Dataset section:
*-*-*

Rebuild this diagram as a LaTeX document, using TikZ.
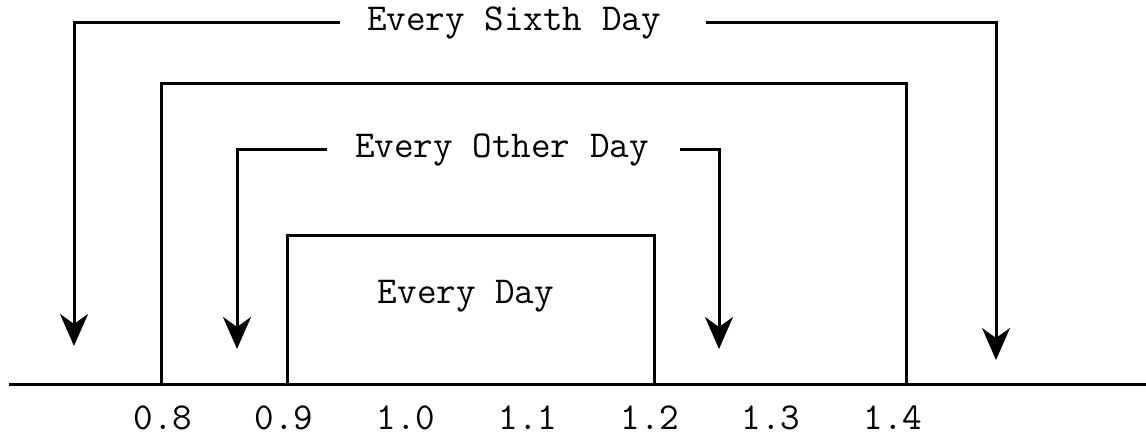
\documentclass[tikz,border=0pt]{standalone}
\usetikzlibrary{arrows.meta}
\begin{document}
\begin{tikzpicture}[x=0.5pt,y=-0.5pt,line width=1.5pt,>={Stealth[length=16pt,width=14pt,inset=5pt]}]
  \def\ax{384}
  \def\ty{418}

\tikzstyle{lbl}=[font=\fontsize{19}{21}\selectfont\ttfamily,inner sep=0pt]
\useasboundingbox (0,0) rectangle (1146,438);
% axis and the two boxes
\draw (9,\ax) -- (1146,\ax);
\draw (161,\ax) |- (906,84) -- (906,\ax);
\draw (287,\ax) |- (654,236) -- (654,\ax);
% texts
\node[lbl] (sixth) at (514,23) {Every Sixth Day};
\node[lbl] (other) at (502,150) {Every Other Day};
\node[lbl] (daily) at (466,296) {Every Day};
\foreach \x/\v [count=\i] in {163/0.8,284/0.9,406/1.0,528/1.1,650/1.2,771/1.3,893/1.4}
  \node[lbl] (tick\i) at (\x,\ty) {\v};
% arrow ends
\coordinate (sixthL) at (74,346);
\coordinate (sixthR) at (996,360);
\coordinate (otherL) at (237,349);
\coordinate (otherR) at (719,349);
\draw[->] ([xshift=-13pt]sixth.west) -| (sixthL);
\draw[->] ([xshift=22pt]sixth.east) -| (sixthR);
\draw[->] ([xshift=-13.5pt]other.west) -| (otherL);
\draw[->] ([xshift=15pt]other.east) -| (otherR);
\end{tikzpicture}
\end{document}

*-*-*

Aim: Repeat the material above in full and exactly, apart from the pictures.

Answer to the task:
Rebuild this diagram as a LaTeX document, using TikZ.
\documentclass[tikz,border=0pt]{standalone}
\usetikzlibrary{arrows.meta}
\begin{document}
\begin{tikzpicture}[x=0.5pt,y=-0.5pt,line width=1.5pt,>={Stealth[length=16pt,width=14pt,inset=5pt]}]
  \def\ax{384}
  \def\ty{418}

\tikzstyle{lbl}=[font=\fontsize{19}{21}\selectfont\ttfamily,inner sep=0pt]
\useasboundingbox (0,0) rectangle (1146,438);
% axis and the two boxes
\draw (9,\ax) -- (1146,\ax);
\draw (161,\ax) |- (906,84) -- (906,\ax);
\draw (287,\ax) |- (654,236) -- (654,\ax);
% texts
\node[lbl] (sixth) at (514,23) {Every Sixth Day};
\node[lbl] (other) at (502,150) {Every Other Day};
\node[lbl] (daily) at (466,296) {Every Day};
\foreach \x/\v [count=\i] in {163/0.8,284/0.9,406/1.0,528/1.1,650/1.2,771/1.3,893/1.4}
  \node[lbl] (tick\i) at (\x,\ty) {\v};
% arrow ends
\coordinate (sixthL) at (74,346);
\coordinate (sixthR) at (996,360);
\coordinate (otherL) at (237,349);
\coordinate (otherR) at (719,349);
\draw[->] ([xshift=-13pt]sixth.west) -| (sixthL);
\draw[->] ([xshift=22pt]sixth.east) -| (sixthR);
\draw[->] ([xshift=-13.5pt]other.west) -| (otherL);
\draw[->] ([xshift=15pt]other.east) -| (otherR);
\end{tikzpicture}
\end{document}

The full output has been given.